TDM 20100: Project 6 — 2022

Motivation: awk is a programming language designed for text processing. It can be a quick and efficient way to quickly parse through and process textual data. While Python and R definitely have their place in the data science world, it can be extremely satisfying to perform an operation extremely quickly using something like awk.

Context: This is the second of three projects where we introduce awk. awk is a powerful tool that can be used to perform a variety of the tasks that we’ve previously used other UNIX utilities for. After this project, we will continue to utilize all of the utilities, and bash scripts, to perform tasks in a repeatable manner.

Scope: awk, UNIX utilities

Learning Objectives
  • Use awk to process and manipulate textual data.

  • Use piping and redirection within the terminal to pass around data between utilities.

Make sure to read about, and use the template found here, and the important information about projects submissions here.

Dataset(s)

The following questions will use the following dataset(s):

  • /anvil/projects/tdm/data/craigslist/vehicles_clean.txt

  • /anvil/projects/tdm/data/donorschoose/Donations.csv

  • /anvil/projects/tdm/data/whin/weather.csv

Questions

Question 1

Use awk to determine how many columns and rows are in the following dataset: /anvil/projects/tdm/data/craigslist/vehicles_clean.txt.

Make sure the output is formatted as follows.

output
rows: 12345
columns: 12345
Items to submit
  • Code used to solve this problem.

  • Output from running the code.

Question 2

What are the possible "conditions" of the vehicles being sold: /anvil/projects/tdm/data/craigslist/vehicles_clean.txt? Use awk to answer this question. How many cars of each condition are in the dataset? Make sure to format the output as follows.

output
Condition Number of cars
--------- --------------
AAA       12345
bb        99999
Items to submit
  • Code used to solve this problem.

  • Output from running the code.

Question 3

Use awk to determine the years (for example, 2020, 2021, etc) of the donations in the dataset: /anvil/projects/tdm/data/donorschoose/Donations.csv?

The substr function in awk will be useful.

Items to submit
  • Code used to solve this problem.

  • Output from running the code.

Question 4

Use awk to determine the total donations (in dollars) by year: /anvil/projects/tdm/data/donorschoose/Donations.csv?

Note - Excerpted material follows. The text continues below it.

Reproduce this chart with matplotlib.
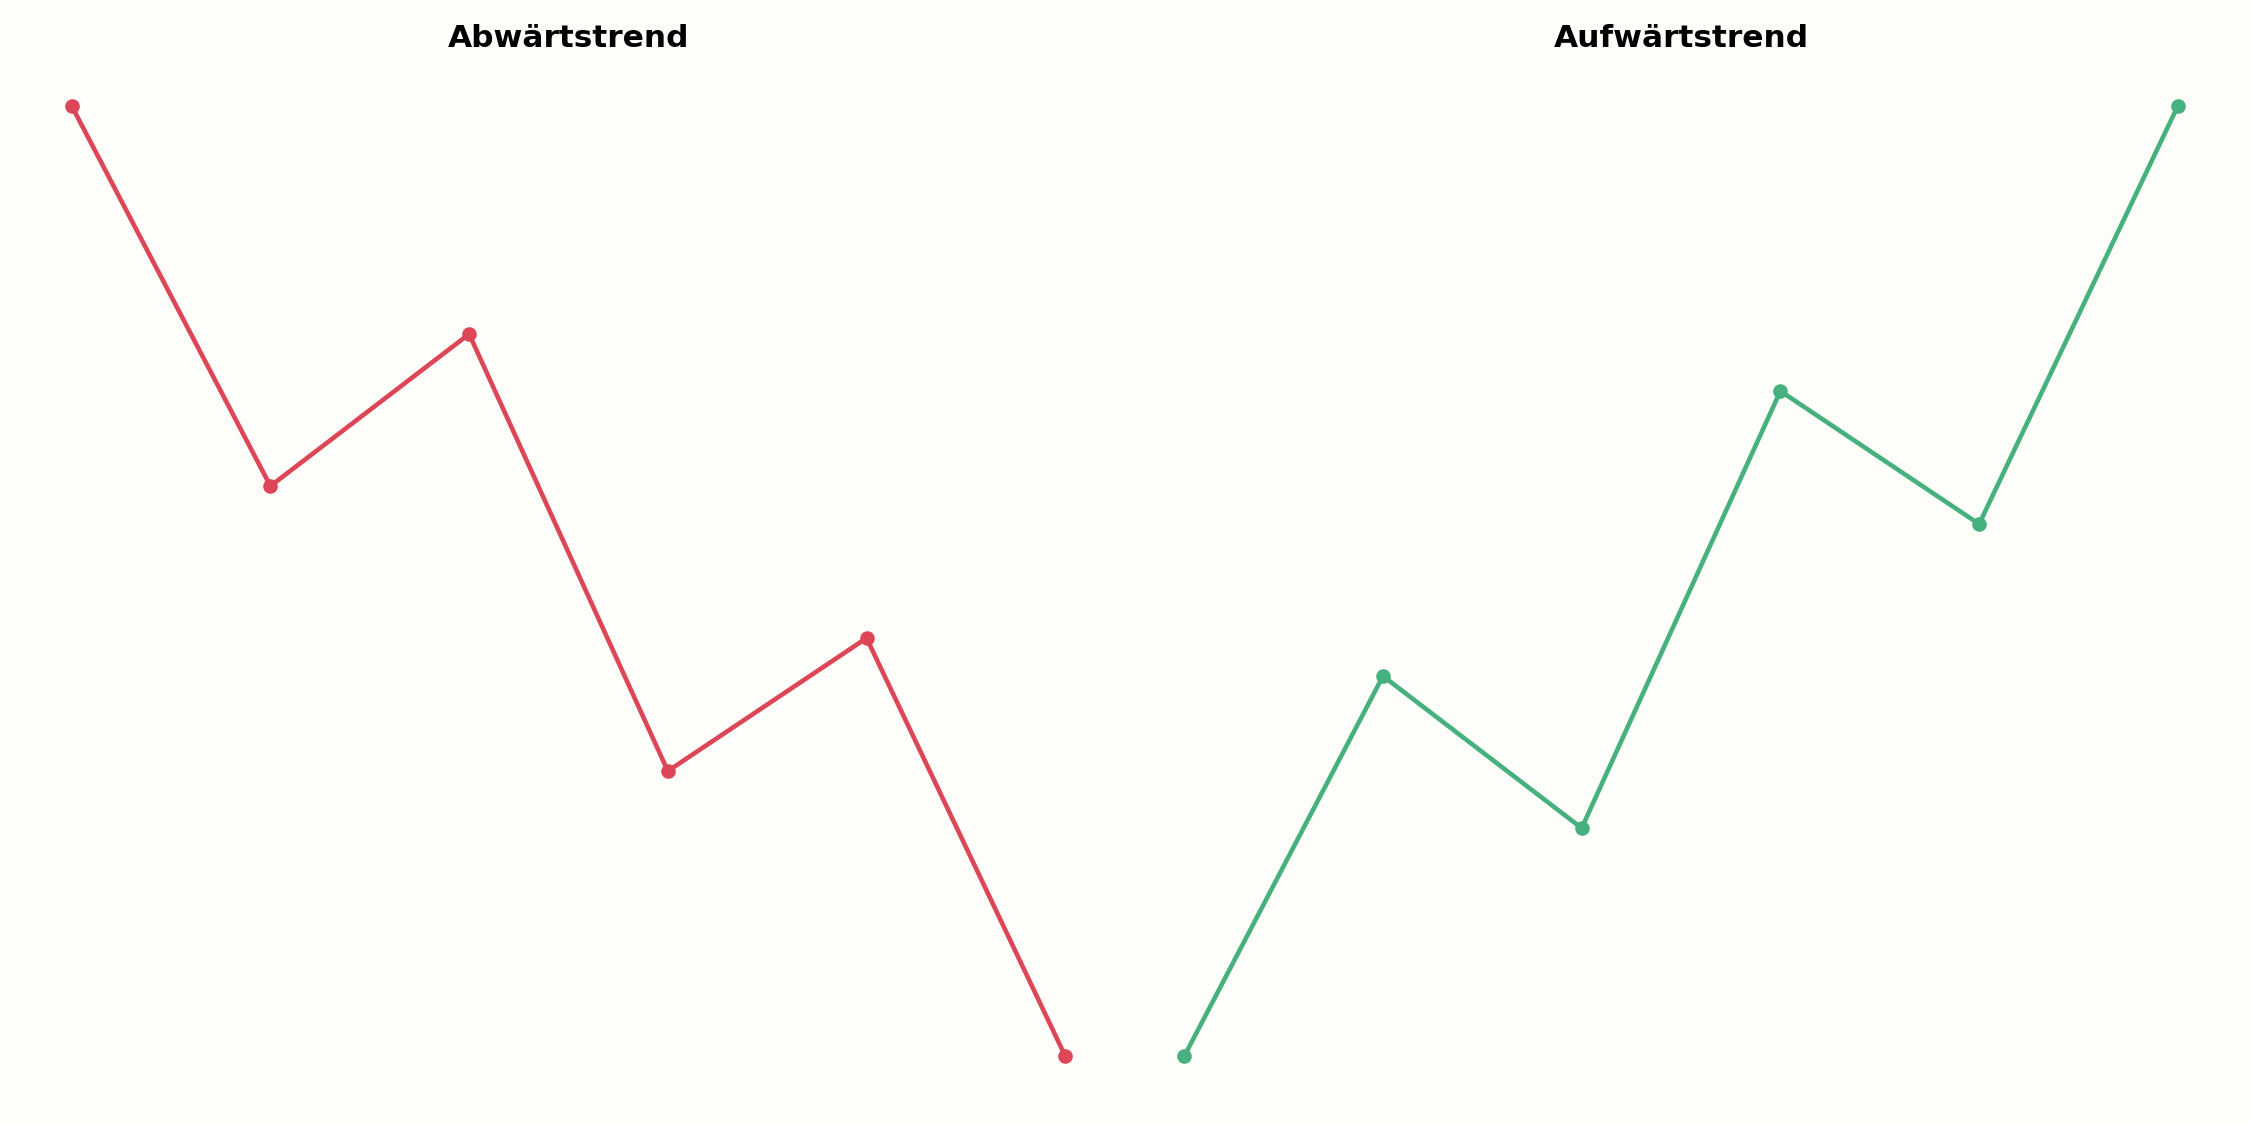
import matplotlib
matplotlib.use('Agg')
import matplotlib.pyplot as plt

# --- data ---
steps = [0, 1, 2, 3, 4, 5]
down_values = [100, 60, 76, 30, 44, 0]
up_values = [0, 40, 24, 70, 56, 100]
titles = ['Abwärtstrend', 'Aufwärtstrend']

bg = '#fdfdf9'
red = '#dc4656'
green = '#47b07f'

fig, axes = plt.subplots(1, 2, figsize=(15, 7.5), dpi=150, facecolor=bg)
fig.subplots_adjust(left=0.0098, right=0.99, top=0.948, bottom=0.019, wspace=0.018)

for ax, vals, col, title in zip(axes, [down_values, up_values], [red, green], titles):
    ax.set_facecolor(bg)
    ax.plot(steps, vals, color=col, lw=2.2, marker='o', ms=6)
    ax.set_title(title, fontsize=15, fontweight='bold', pad=5.5)
    ax.axis('off')

plt.savefig('out.png', dpi=150, facecolor=bg)
plt.close()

Use printf and the unix column utility to format the output as follows.

output
Year Donations in dollars
2020 $1234.56
2021 $9999.99
Items to submit
  • Code used to solve this problem.

  • Output from running the code.

Question 5

Use awk to determine the average temperature_high by month: /anvil/projects/tdm/data/whin/weather.csv. Make sure the output is sorted by month (you can use sort for that). If you are feeling adventurous, try and use awk to output a horizontal bar plot using just ascii and awk. This last part is not required, but could be fun.

Items to submit
  • Code used to solve this problem.

  • Output from running the code.

Please make sure to double check that your submission is complete, and contains all of your code and output before submitting. If you are on a spotty internet connection, it is recommended to download your submission after submitting it to make sure what you think you submitted, was what you actually submitted.

In addition, please review our submission guidelines before submitting your project.